COOKBOOK: Women’s Weekly Pasta Cookbook

RATE: ❤️❤️❤️👌🏻👌🏻👌🏻💲💲

What a great way to introduce fish to your diet! Even the fussy of eaters would have enjoyed this. The bend of chinese flavours took away the fishy taste that some just don’t like. Thoroughly enjoyed this!

RECIPE

SERVES 4

oil for deep frying

1/4 cup cornflour

1/2 teaspoon of five spice powder

1 large egg , beaten lightly

1 tablespoon soy sauce

500g white fish fillets ( I used Barramundi)

4 shallots , sliced finely

8 x mixed mushrooms

40g butter

2 teaspoons of fresh ginger

1 leeks, sliced thinly

1/4 cup cashews, chopped roughly

1/4 cup oyster sauce

250g fresh egg noodles

1 tablespoon parsley, chopped

Cut fish into large bite size.

Break egg into bowl and beat lightly. Add cornflour in batches and whist until smooth. Add five spice powder and mix well.

Cook noodles a super package instructions, drain and set aside.

Heat butter in deep frying pan. Add ginger, leek, parsley and spring onions. Stir fry until leek is soft. Add cashews and fry for one min.
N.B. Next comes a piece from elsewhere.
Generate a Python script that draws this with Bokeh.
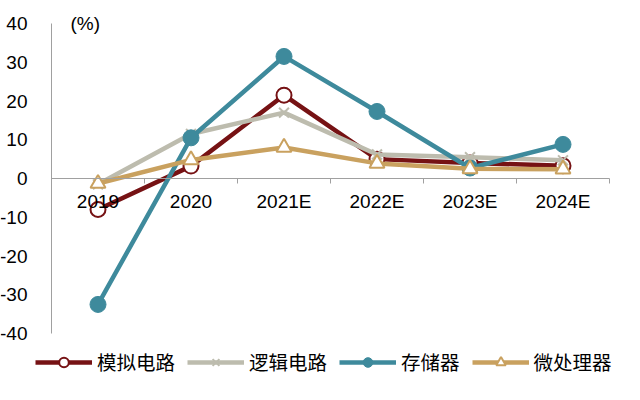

Add oyster sauce and mushrooms and stir fry for a further 1-2mins.

Add the drained noodles and toss in frying pan. Set aside.

Heat the oil in deep pot for deep frying. Bring to 180C . Add fish in batches. Cook for approx 1-2mins, remove and drain on paper towel.

Serve noodles on plate topped with fish pieces. Serve immediately.